Subscribe here and get new premium insights every week.
FAQ
Why do most traders fail prop firm challenges?
Emotional instability, overtrading, and poor risk control, not lack of strategy. Most failures happen within the first five days or within 20 minutes of the first significant loss in a session.
What is the biggest mindset mistake traders make during a prop challenge?
Obsessing over the profit target instead of execution quality. The target is an outcome. Execution is the process you can actually control. When you attach emotionally to the outcome, you degrade the process that produces it.
How do you manage trading psychology during a drawdown?
Regulate your nervous system first, breathing, physical movement, stepping away from the platform. Then journal what happened in one sentence. Do not re-enter the market in an elevated emotional state. Calm, then trade.
What daily habits help traders pass prop firm challenges?
A consistent pre-session routine, trade journaling, daily discipline scoring, a hard stop after two consecutive losses, and a review of emotional triggers each week not P&L review, psychology review.
How do you stay consistent after getting funded?
Maintain the exact same routine, risk percentage, and discipline scoring system used during the evaluation. Nothing about your process should change. Consistency is not a phase.

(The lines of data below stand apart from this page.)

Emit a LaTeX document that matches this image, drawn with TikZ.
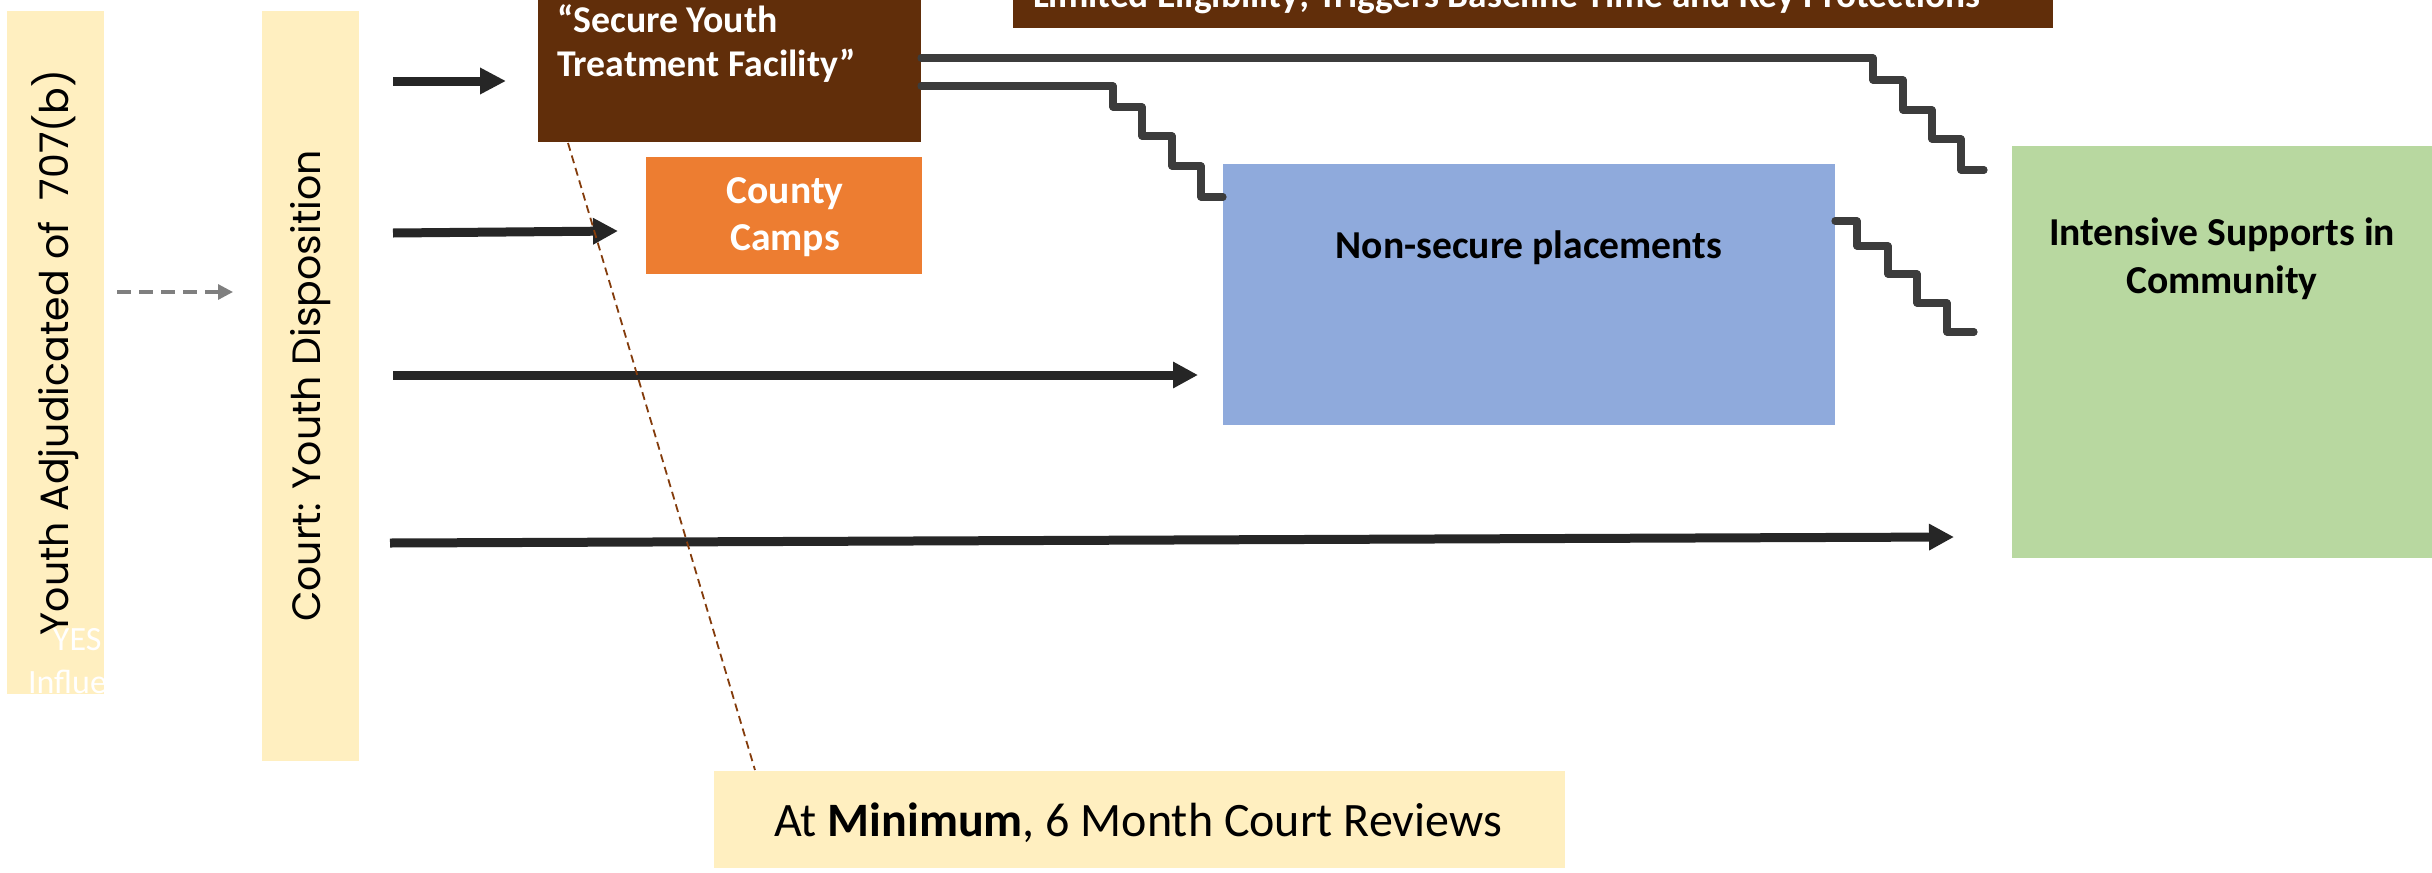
\documentclass[tikz,border=0pt]{standalone}
\usepackage{fontspec}
\setmainfont{Carlito}
\newfontfamily\rotfont{Poppins}
\usetikzlibrary{arrows.meta}
\definecolor{ylw}{HTML}{FFEFC0}
\definecolor{brn}{HTML}{612E0A}
\definecolor{org}{HTML}{ED7D31}
\definecolor{blu}{HTML}{8FAADC}
\definecolor{grn}{HTML}{B8D8A0}
\definecolor{arrc}{HTML}{262626}
\definecolor{stairc}{HTML}{3C3C3C}
\definecolor{dgray}{HTML}{7F7F7F}
\definecolor{dbrn}{HTML}{843C0C}
\tikzset{
  box/.style={draw=none, inner sep=0pt, outer sep=0pt, rectangle},
  lbl/.style={inner sep=0pt, outer sep=0pt},
  boldlbl/.style={lbl, font=\fontsize{19.8pt}{24pt}\selectfont\bfseries},
  whitelbl/.style={lbl, text=white, font=\fontsize{18.9pt}{22pt}\selectfont\bfseries},
  thickarrow/.style={draw=arrc, line width=4.5pt, -{Triangle[length=12.5pt,width=12.5pt]}},
  stair/.style={draw=stairc, line width=3.6pt, line join=round, line cap=round},
  rottext/.style={lbl, rotate=90, font=\rotfont\fontsize{19.75pt}{22pt}\selectfont}
}
\begin{document}
\begin{tikzpicture}[x=0.5pt,y=-0.5pt]
\useasboundingbox (0,0) rectangle (2432,873);
% boxes
\node[box, fill=ylw, minimum width=48.5pt, minimum height=341.5pt] (adj) at (55.5,352.5) {};
\node[box, fill=ylw, minimum width=48.5pt, minimum height=375pt] (court) at (310.5,386) {};
\node[box, fill=brn, minimum width=191.5pt, minimum height=91pt] (sec) at (729.5,51) {};
\node[box, fill=brn, minimum width=520pt, minimum height=34pt] (lim) at (1533,-6) {};
\node[box, fill=org, minimum width=138pt, minimum height=58.5pt] (camp) at (784,215.5) {};
\node[box, fill=blu, minimum width=306pt, minimum height=130.5pt] (nons) at (1529,294.5) {};
\node[box, fill=grn, minimum width=216pt, minimum height=206pt] (isc) at (2228,352) {};
\node[box, fill=ylw, minimum width=425.5pt, minimum height=48.5pt] (rev) at (1139.5,819.5) {};
% rotated texts
\node[rottext] (adjT) at (adj.center) {Youth Adjudicated of\ \ 707(b)};
\node[rottext] (courtT) at (court.center) {Court: Youth Disposition};
% hidden white text, clipped to box
\begin{scope}
\clip (7,11) rectangle (104,694);
\node[lbl, anchor=base west, text=white, font=\fontsize{17pt}{20pt}\selectfont] (yes) at (53,650) {YES};
\node[lbl, anchor=base west, text=white, font=\fontsize{17pt}{20pt}\selectfont] (infl) at (28,693) {Influe};
\end{scope}
% box texts
\node[whitelbl, anchor=base west] (secT1) at (557,32) {“Secure Youth};
\node[whitelbl, anchor=base west] (secT2) at (557,76) {Treatment Facility”};
\node[whitelbl, anchor=base west, font=\fontsize{18.7pt}{22pt}\selectfont\bfseries] (limT) at (1033,7) {Limited Eligibility; Triggers Baseline Time and Key Protections};
\node[boldlbl, anchor=base, text=white] (campT1) at (785,203) {County};
\node[boldlbl, anchor=base, text=white] (campT2) at (785,250) {Camps};
\node[boldlbl, anchor=base] (nonsT) at (1529,258) {Non-secure placements};
\node[boldlbl, anchor=base] (iscT1) at (2222,245) {Intensive Supports in};
\node[boldlbl, anchor=base] (iscT2) at (2222,293) {Community};
\node[lbl, anchor=base, font=\fontsize{24pt}{28pt}\selectfont] (revT) at (1138,836) {At \textbf{Minimum}, 6 Month Court Reviews};
% connector points
\coordinate (d1) at (117,292);
\coordinate (d2) at (233,292);
\coordinate (a1s) at (393,81);
\coordinate (a1e) at (506,81);
\coordinate (a2s) at (393,233);
\coordinate (a2e) at (618,231);
\coordinate (a3s) at (393,375);
\coordinate (a3e) at (1198,375);
\coordinate (a4s) at (390,543);
\coordinate (a4e) at (1954,537);
\coordinate (b1) at (568,143);
\coordinate (b2) at (755,770);
% dashed gray arrow
\draw[draw=dgray, line width=1.6pt, dash pattern=on 7pt off 4pt, -{Triangle[length=7.5pt,width=7.5pt]}] (d1) -- (d2);
% thick arrows
\draw[thickarrow, -{Triangle[length=13pt,width=12.5pt]}] (a1s) -- (a1e);
\draw[thickarrow] (a2s) -- (a2e);
\draw[thickarrow] (a3s) -- (a3e);
\draw[thickarrow] (a4s) -- (a4e);
% dashed brown line
\draw[draw=dbrn, line width=0.9pt, dash pattern=on 4pt off 2.5pt] (b1) -- (b2);
% stairs
\draw[stair] (sec.east |- 0,58) -- (1873,58) -- (1873,80) -- (1903,80) -- (1903,110) -- (1932,110) -- (1932,139) -- (1961,139) -- (1961,170) -- (1984,170);
\draw[stair] (sec.east |- 0,86) -- (1113,86) -- (1113,107) -- (1142,107) -- (1142,136) -- (1172,136) -- (1172,166) -- (1201,166) -- (1201,197) -- (nons.west |- 0,197);
\draw[stair] (nons.east |- 0,221) -- (1857,221) -- (1857,246) -- (1888,246) -- (1888,274) -- (1917,274) -- (1917,303) -- (1947,303) -- (1947,332) -- (1974,332);
\end{tikzpicture}
\end{document}
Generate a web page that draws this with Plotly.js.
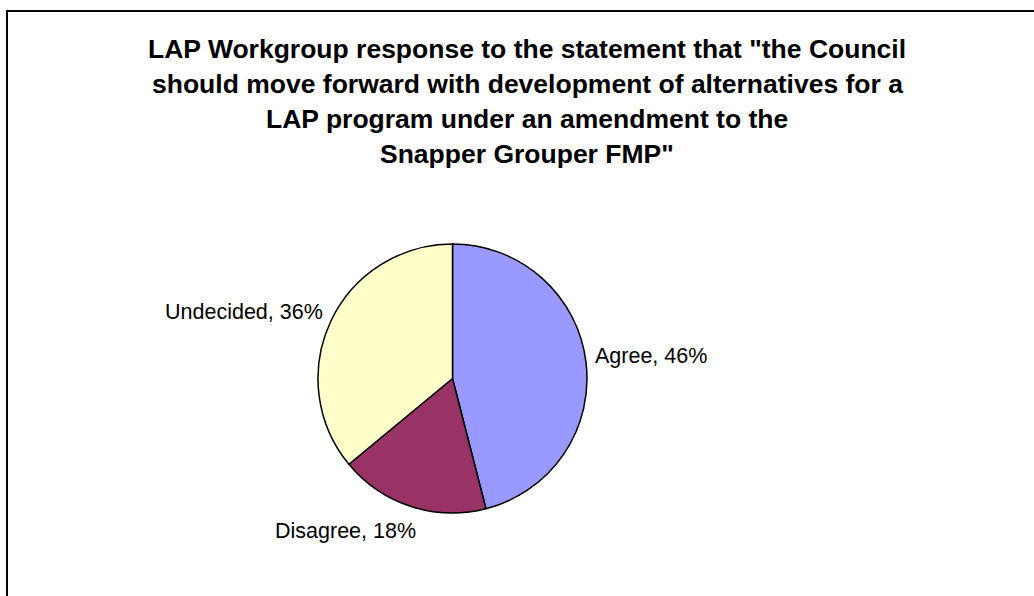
<!DOCTYPE html>
<html>
<head>
<meta charset="utf-8">
<script src="https://cdn.plot.ly/plotly-3.0.1.min.js"></script>
<style>
  html, body { margin: 0; padding: 0; background: #fff; overflow: hidden; }
  #chart { width: 1034px; height: 596px; }
  #frame { position: absolute; left: 6px; top: 10px; width: 1100px; height: 700px;
           border: 2px solid #000; pointer-events: none; }
</style>
</head>
<body>
<div id="chart"></div>
<div id="frame"></div>
<script>
// ---- data ----
const categories = ["Agree", "Disagree", "Undecided"];
const percents = [46, 18, 36];
const sliceColors = ["#9999FF", "#993366", "#FFFFCC"];
const titleLines = [
  'LAP Workgroup response to the statement that "the Council',
  'should move forward with development of alternatives for a',
  'LAP program under an amendment to the',
  'Snapper Grouper FMP"'
];

// ---- layout helpers (pixel -> paper, margins are zero) ----
const W = 1034, H = 596;
const px = x => x / W;
const py = y => 1 - y / H;

// pie placement in pixels
const cx = 452.5, cy = 378.5, r = 134.5;

// label placement (pixels) per category
const labelPos = [
  { x: 593, y: 356, xanchor: "left" },
  { x: 273, y: 531, xanchor: "left" },
  { x: 325, y: 312, xanchor: "right" }
];

const annotations = [];
titleLines.forEach((t, i) => {
  annotations.push({
    text: "<b>" + t + "</b>",
    xref: "paper", yref: "paper",
    x: px(527), y: py(49 + i * 35),
    xanchor: "center", yanchor: "middle",
    showarrow: false,
    font: { family: "Liberation Sans, Arial, sans-serif", size: 26.5, color: "#000" }
  });
});
categories.forEach((c, i) => {
  annotations.push({
    text: c + ", " + percents[i] + "%",
    xref: "paper", yref: "paper",
    x: px(labelPos[i].x), y: py(labelPos[i].y),
    xanchor: labelPos[i].xanchor, yanchor: "middle",
    showarrow: false,
    font: { family: "Liberation Sans, Arial, sans-serif", size: 21.5, color: "#000" }
  });
});

const trace = {
  type: "pie",
  labels: categories,
  values: percents,
  sort: false,
  direction: "clockwise",
  rotation: 0,
  textinfo: "none",
  hoverinfo: "label+percent",
  marker: { colors: sliceColors, line: { color: "#000", width: 1.5 } },
  domain: { x: [px(cx - r), px(cx + r)], y: [py(cy + r), py(cy - r)] },
  showlegend: false
};

const layout = {
  width: W, height: H,
  margin: { l: 0, r: 0, t: 0, b: 0 },
  paper_bgcolor: "#fff",
  plot_bgcolor: "#fff",
  showlegend: false,
  annotations: annotations
};

Plotly.newPlot("chart", [trace], layout, { displayModeBar: false, staticPlot: true });
</script>
</body>
</html>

It is the career.
Can you build genuine emotional discipline for trading?
Yes. The nervous system responds to deliberate practice. Box breathing, journaling, structured reflection, and reducing position size during emotional states all build regulation capacity over time. You are not fixing a character flaw. You are training a skill.




Absolutely nailed it with “stable internal system that doesn’t collapse under pressure” – that’s the real challenge. I spent months chasing the perfect strategy before realizing my biggest leak was inconsistency across different market regimes, especially during drawdown phases when discipline gets tested hardest.